At the Oregon Department of Transportation, Berry says his group is focusing on three things: increasing the availability of information, improving on data timeliness and engaging users.
"Many of our 4,500 employees have ideas, and we're trying to give them a platform to tell us what they think," he says. IT is still developing its slogan and logo, but two leading ideas so far are "We deliver information" and "Data done right."
Writing a mission statement is essential to helping IT sharpen its brand identity, according to Ouellette & Associates' Benson. "Get an understanding of what clients expect from you as the IT department, whether it's operational excellence or innovators of new technology," she says.
An IT department at a company that had suffered badly during the downturn, she says, focused its message on its ability to be innovative with the resources it already had.
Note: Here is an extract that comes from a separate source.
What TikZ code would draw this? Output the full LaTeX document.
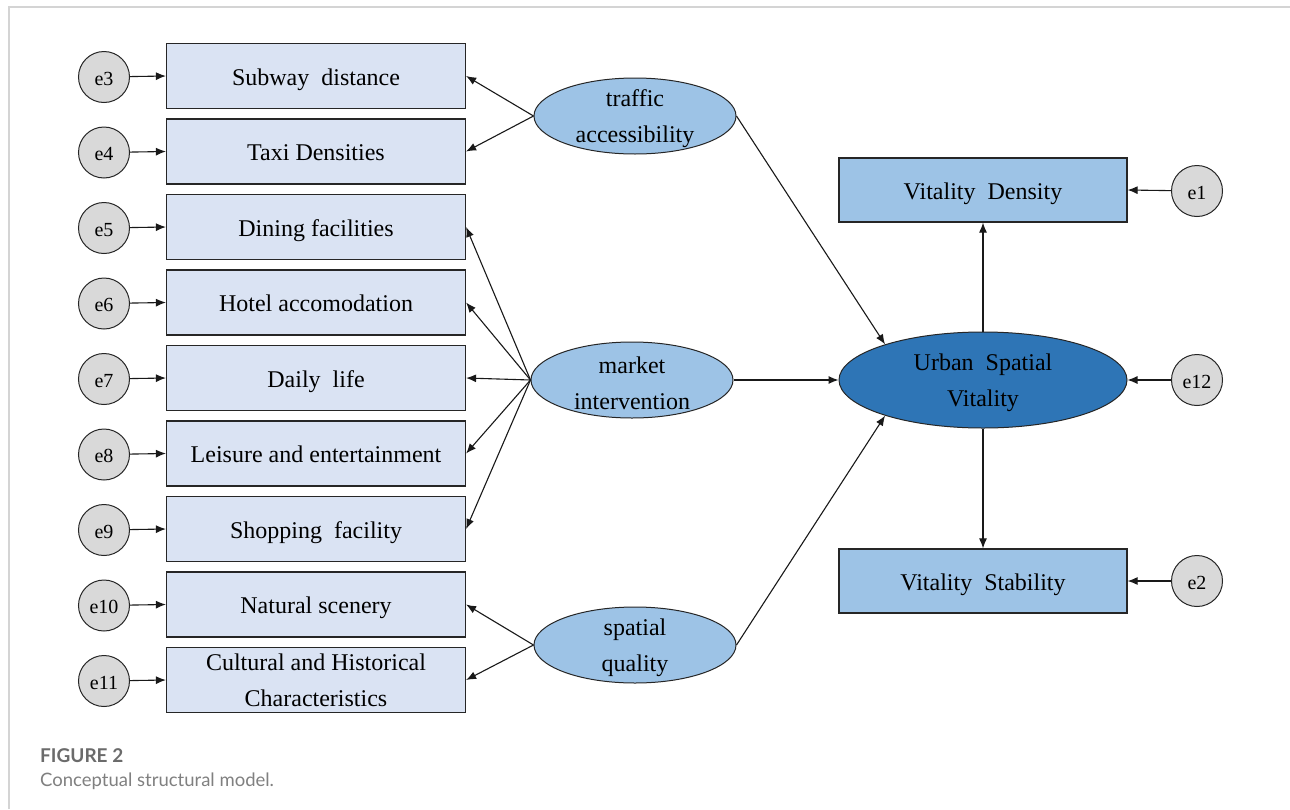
\documentclass[tikz,border=0pt]{standalone}
\usepackage{fontspec}
\setmainfont{Liberation Serif}
\newfontfamily\capfont{Lato}
\usetikzlibrary{shapes.geometric,arrows.meta}
\definecolor{lbox}{HTML}{DAE3F3}
\definecolor{rbox}{HTML}{9DC3E6}
\definecolor{usvc}{HTML}{2E75B6}
\definecolor{errc}{HTML}{D9D9D9}
\definecolor{framec}{HTML}{D4D4D4}
\definecolor{capc}{HTML}{6B6B6B}
\definecolor{capd}{HTML}{808080}
\begin{document}
\begin{tikzpicture}[x=1pt,y=-1pt,
  mainfont/.style={font=\fontsize{24}{36}\selectfont},
  oneline/.style={text height=20pt,text depth=2pt},
  twolab/.style={mainfont,align=center,yshift=-3pt},
  obsl/.style={draw=black!85,line width=1.2pt,fill=lbox,minimum width=299pt,minimum height=65pt,inner sep=0pt,align=center,mainfont},
  obsr/.style={draw=black!85,line width=1.2pt,fill=rbox,minimum width=288pt,minimum height=64pt,inner sep=0pt,align=center,mainfont,oneline},
  errnode/.style={circle,draw=black!85,line width=1pt,fill=errc,minimum size=51pt,inner sep=0pt,font=\fontsize{20}{24}\selectfont,text height=16pt,text depth=0pt},
  latent/.style={ellipse,draw=black!85,line width=1pt,fill=rbox,minimum width=202pt,minimum height=76pt,inner sep=0pt},
  arr/.style={-{Latex[length=10pt,width=8pt]},line width=1.1pt,black!90},
  capfig/.style={anchor=base west,inner sep=0pt,text=capc,font=\capfont\bfseries\fontsize{19}{22}\selectfont},
  captext/.style={anchor=base west,inner sep=0pt,text=capd,font=\capfont\fontsize{18.5}{22}\selectfont}
]
\useasboundingbox (0,0) rectangle (1290,809);
\fill[white] (0,0) rectangle (1290,809);
\draw[framec,line width=1.5pt] (9,809) -- (9,7) -- (1290,7);

% left observed boxes
\node[obsl,oneline] (b1) at (316,76) {Subway\ \ distance};
\node[obsl,oneline] (b2) at (316,151.5) {Taxi Densities};
\node[obsl,oneline] (b3) at (316,227) {Dining facilities};
\node[obsl,oneline] (b4) at (316,302.5) {Hotel accomodation};
\node[obsl,oneline] (b5) at (316,378) {Daily\ \ life};
\node[obsl,oneline] (b6) at (316,453.5) {Leisure and entertainment};
\node[obsl,oneline] (b7) at (316,529) {Shopping\ \ facility};
\node[obsl,oneline] (b8) at (316,604.5) {Natural scenery};
\node[obsl] (b9) at (316,680) {Cultural and Historical\\Characteristics};

% left error circles
\node[errnode] (e3) at (104,77) {e3};
\node[errnode] (e4) at (104,152.5) {e4};
\node[errnode] (e5) at (104,228) {e5};
\node[errnode] (e6) at (104,303.5) {e6};
\node[errnode] (e7) at (104,379) {e7};
\node[errnode] (e8) at (104,454.5) {e8};
\node[errnode] (e9) at (104,530) {e9};
\node[errnode] (e10) at (104,605.5) {e10};
\node[errnode] (e11) at (104,681) {e11};

\foreach \e/\b in {e3/b1,e4/b2,e5/b3,e6/b4,e7/b5,e8/b6,e9/b7,e10/b8,e11/b9}
  \draw[arr] (\e) -- (\b.west);

% latent variables
\node[latent,label={[twolab]center:traffic\\accessibility}] (ta) at (635,116) {};
\node[latent,label={[twolab]center:market\\intervention}] (mi) at (632,380) {};
\node[latent,label={[twolab]center:spatial\\quality}] (sq) at (635,645) {};

\node[ellipse,draw=black!85,line width=1pt,fill=usvc,minimum width=288pt,minimum height=96pt,inner sep=0pt,
  label={[twolab]center:Urban\ \ Spatial\\Vitality}] (usv) at (983,380) {};

% right boxes
\node[obsr] (vd) at (983,190) {Vitality\ \ Density};
\node[obsr] (vs) at (983,581) {Vitality\ \ Stability};

\node[errnode] (e1) at (1197,191) {e1};
\node[errnode] (e12) at (1197,380) {e12};
\node[errnode] (e2) at (1197,581) {e2};

% loadings
\draw[arr] (ta.west) -- (b1.east);
\draw[arr] (ta.west) -- (b2.east);
\foreach \b in {b3,b4,b5,b6,b7}
  \draw[arr] (mi.west) -- (\b.east);
\draw[arr] (sq.west) -- (b8.east);
\draw[arr] (sq.west) -- (b9.east);

% structural paths
\draw[arr] (ta.east) -- (usv.160);
\draw[arr] (mi.east) -- (usv.west);
\draw[arr] (sq.east) -- (usv.200);
\draw[arr] (usv.north) -- (vd.south);
\draw[arr] (usv.south) -- (vs.north);
\draw[arr] (e1) -- (vd.east);
\draw[arr] (e12) -- (usv.east);
\draw[arr] (e2) -- (vs.east);

% caption
\node[capfig] (capa) at (40,762) {FIGURE 2};
\node[captext] (capb) at (40,786) {Conceptual structural model.};
\end{tikzpicture}
\end{document}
Another O&A client wanted to emphasize how easy the IT department was to work with, so it created a logo and a slogan and had them emblazoned on company-colored polo shirts; an oval over the pocket featured the new slogan: "Tech IT Easy."
IT mission statements vary dramatically depending on the business you're in, says Azzarello. An IT department for an online business would likely want to be known for its ability to support 100% uptime, while one in a traditional company might want to emphasize the creative ways in which it can help cut costs or improve efficiency.
"Nobody cares how hard you work -- you have to do things that show you understand what's important [to the company]," she says.
Get a reality check
While many IT professionals might deny being creative, Benson says that in the workshops she holds, it never takes more than 20 minutes for a group to brainstorm some solid ideas. She urges CIOs to involve the technical staff in logo development, since it's a great team-building exercise and increases their level of buy-in.
However, it's a good idea to also involve other groups -- including the marketing and legal departments -- before making any final decisions, she says. Marketing, for instance, can help you stay consistent with how the company brands itself for its customers, Archibald says. And you may need to check with legal about restrictions on using elements of the corporate logo.
This is particularly true if you have any plans to market IT services outside the company, Druby says. His former IT organization planned to establish external centers of excellence and incorporate that into its eventual logo. "You don't want to have to do your logo all over again, so you need to think that through," he says.